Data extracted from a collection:
— Start —
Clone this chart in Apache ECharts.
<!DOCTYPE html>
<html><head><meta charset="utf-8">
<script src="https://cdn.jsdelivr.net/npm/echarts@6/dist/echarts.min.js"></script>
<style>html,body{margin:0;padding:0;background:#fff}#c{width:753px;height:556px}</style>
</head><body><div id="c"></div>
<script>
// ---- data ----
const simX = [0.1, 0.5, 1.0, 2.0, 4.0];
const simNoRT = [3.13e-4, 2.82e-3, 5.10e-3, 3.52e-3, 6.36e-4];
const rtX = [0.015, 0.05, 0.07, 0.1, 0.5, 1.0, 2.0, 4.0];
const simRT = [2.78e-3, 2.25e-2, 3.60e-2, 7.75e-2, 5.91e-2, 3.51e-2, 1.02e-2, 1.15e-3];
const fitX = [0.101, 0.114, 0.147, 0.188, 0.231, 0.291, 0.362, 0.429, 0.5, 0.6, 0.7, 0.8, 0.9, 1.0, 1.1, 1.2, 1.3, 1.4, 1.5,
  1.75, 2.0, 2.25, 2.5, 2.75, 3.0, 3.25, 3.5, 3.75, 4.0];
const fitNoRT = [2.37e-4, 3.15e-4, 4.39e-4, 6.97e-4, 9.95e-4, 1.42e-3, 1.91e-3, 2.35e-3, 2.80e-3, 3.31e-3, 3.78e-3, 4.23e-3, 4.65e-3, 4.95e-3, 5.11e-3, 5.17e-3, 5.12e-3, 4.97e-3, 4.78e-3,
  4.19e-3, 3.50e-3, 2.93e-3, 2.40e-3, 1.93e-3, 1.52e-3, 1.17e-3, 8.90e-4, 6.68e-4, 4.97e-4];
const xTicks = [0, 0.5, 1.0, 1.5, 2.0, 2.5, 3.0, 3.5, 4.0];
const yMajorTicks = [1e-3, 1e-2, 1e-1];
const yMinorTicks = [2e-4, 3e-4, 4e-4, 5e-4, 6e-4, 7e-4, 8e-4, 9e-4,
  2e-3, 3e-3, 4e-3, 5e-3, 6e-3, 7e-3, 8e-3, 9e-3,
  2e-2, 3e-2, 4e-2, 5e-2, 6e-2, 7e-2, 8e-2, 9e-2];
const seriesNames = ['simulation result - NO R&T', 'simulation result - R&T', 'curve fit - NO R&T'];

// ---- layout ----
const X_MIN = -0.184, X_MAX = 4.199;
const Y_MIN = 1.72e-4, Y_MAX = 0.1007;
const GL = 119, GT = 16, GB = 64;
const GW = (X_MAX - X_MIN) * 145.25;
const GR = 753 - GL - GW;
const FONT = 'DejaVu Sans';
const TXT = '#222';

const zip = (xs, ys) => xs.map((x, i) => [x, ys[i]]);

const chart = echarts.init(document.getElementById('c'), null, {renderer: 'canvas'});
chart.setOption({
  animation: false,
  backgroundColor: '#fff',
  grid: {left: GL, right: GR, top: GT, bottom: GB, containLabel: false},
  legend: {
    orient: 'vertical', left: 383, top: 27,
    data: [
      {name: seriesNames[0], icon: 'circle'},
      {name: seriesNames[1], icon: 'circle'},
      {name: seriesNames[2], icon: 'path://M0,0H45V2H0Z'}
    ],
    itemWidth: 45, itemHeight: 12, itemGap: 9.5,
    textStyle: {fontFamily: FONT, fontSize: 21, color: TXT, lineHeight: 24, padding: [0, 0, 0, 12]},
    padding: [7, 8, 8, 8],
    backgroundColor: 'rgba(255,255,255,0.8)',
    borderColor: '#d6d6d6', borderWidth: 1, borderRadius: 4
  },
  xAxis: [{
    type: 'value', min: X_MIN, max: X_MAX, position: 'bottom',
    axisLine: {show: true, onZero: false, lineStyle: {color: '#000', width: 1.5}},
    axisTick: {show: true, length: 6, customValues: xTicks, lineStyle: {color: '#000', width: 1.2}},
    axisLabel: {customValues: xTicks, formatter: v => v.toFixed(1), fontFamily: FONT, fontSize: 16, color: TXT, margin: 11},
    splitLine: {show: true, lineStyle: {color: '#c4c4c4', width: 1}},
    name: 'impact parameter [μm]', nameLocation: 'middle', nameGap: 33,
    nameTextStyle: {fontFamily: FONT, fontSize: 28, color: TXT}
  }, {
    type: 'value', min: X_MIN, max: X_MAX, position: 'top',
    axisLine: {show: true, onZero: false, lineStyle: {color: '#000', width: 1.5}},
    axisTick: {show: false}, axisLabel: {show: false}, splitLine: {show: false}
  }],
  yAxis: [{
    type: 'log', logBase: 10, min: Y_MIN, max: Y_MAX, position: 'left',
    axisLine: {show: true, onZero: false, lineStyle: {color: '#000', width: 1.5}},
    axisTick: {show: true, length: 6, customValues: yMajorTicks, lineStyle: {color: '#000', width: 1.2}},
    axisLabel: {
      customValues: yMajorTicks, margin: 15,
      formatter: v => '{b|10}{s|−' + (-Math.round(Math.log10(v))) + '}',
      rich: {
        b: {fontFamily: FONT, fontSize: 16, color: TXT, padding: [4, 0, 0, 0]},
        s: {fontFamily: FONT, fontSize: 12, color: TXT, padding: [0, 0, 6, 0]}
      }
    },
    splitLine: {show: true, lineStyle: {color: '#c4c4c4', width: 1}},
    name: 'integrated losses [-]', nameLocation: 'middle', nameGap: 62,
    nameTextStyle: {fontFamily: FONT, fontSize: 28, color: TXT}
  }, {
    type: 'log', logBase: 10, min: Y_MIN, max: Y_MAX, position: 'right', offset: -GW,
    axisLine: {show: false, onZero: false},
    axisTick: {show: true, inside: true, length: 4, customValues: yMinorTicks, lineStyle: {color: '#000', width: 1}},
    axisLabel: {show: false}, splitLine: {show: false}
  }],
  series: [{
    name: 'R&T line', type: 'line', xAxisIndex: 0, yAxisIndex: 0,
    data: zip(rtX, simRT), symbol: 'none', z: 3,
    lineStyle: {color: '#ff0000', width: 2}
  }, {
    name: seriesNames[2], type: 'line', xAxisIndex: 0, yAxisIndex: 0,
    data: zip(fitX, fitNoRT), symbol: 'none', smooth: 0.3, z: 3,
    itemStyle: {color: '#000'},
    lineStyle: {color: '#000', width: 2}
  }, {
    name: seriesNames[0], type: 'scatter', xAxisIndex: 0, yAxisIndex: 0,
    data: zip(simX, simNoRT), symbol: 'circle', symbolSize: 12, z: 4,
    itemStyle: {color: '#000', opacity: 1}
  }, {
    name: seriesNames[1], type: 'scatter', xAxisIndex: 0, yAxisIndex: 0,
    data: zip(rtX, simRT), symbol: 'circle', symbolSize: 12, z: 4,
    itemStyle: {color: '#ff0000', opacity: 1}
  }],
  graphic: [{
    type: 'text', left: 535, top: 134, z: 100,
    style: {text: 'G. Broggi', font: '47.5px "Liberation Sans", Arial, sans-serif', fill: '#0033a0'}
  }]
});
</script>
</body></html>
— End —
— Start —
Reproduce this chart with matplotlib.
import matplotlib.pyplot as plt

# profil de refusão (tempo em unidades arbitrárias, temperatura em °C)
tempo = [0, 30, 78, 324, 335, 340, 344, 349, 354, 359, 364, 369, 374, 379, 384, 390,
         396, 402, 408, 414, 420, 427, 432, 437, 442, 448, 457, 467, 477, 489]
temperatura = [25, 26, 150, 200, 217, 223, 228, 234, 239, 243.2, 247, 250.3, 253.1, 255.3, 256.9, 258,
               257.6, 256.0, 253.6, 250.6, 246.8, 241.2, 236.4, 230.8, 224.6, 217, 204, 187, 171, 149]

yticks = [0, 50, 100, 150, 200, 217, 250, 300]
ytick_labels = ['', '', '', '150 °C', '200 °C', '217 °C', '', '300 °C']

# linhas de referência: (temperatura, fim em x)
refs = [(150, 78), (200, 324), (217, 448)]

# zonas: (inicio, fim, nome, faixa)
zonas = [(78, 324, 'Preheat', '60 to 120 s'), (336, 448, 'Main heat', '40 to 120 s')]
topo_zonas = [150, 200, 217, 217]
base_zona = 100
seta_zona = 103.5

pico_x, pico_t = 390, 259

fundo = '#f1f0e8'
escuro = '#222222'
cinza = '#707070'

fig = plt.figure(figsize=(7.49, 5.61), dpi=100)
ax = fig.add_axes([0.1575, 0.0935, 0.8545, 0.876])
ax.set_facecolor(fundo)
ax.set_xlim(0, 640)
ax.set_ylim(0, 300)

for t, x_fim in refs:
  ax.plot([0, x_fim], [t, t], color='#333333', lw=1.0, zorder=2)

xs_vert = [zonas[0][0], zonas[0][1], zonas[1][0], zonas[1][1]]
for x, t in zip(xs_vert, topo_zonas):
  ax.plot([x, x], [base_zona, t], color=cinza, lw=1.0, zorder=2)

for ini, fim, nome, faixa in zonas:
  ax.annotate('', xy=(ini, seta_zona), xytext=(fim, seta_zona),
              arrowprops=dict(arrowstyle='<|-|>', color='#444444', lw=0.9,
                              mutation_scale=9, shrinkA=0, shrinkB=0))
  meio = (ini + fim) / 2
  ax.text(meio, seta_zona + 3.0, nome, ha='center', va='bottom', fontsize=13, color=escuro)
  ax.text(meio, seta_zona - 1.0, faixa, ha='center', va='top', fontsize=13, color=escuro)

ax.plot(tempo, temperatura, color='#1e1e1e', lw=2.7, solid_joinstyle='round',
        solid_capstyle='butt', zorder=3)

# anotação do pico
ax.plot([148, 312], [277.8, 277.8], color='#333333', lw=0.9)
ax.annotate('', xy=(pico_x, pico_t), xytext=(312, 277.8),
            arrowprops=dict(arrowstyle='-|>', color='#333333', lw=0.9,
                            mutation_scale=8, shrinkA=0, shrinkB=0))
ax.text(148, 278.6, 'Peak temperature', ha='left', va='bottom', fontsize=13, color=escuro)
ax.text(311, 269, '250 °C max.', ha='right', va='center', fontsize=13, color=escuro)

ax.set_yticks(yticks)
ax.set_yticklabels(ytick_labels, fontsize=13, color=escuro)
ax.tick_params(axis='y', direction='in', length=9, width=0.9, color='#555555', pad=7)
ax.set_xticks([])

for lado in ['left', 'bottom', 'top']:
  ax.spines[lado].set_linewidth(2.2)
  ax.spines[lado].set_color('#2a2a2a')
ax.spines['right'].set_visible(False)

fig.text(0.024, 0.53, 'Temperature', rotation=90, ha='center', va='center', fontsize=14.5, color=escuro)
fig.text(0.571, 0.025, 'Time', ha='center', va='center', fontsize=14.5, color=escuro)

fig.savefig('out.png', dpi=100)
— End —
Print the lines from the line containing "Reproduce this chart with matplotlib." to the line containing "import matplotlib.pyplot as plt", both ends included, exactly and with nothing added.

Reproduce this chart with matplotlib.
import matplotlib.pyplot as plt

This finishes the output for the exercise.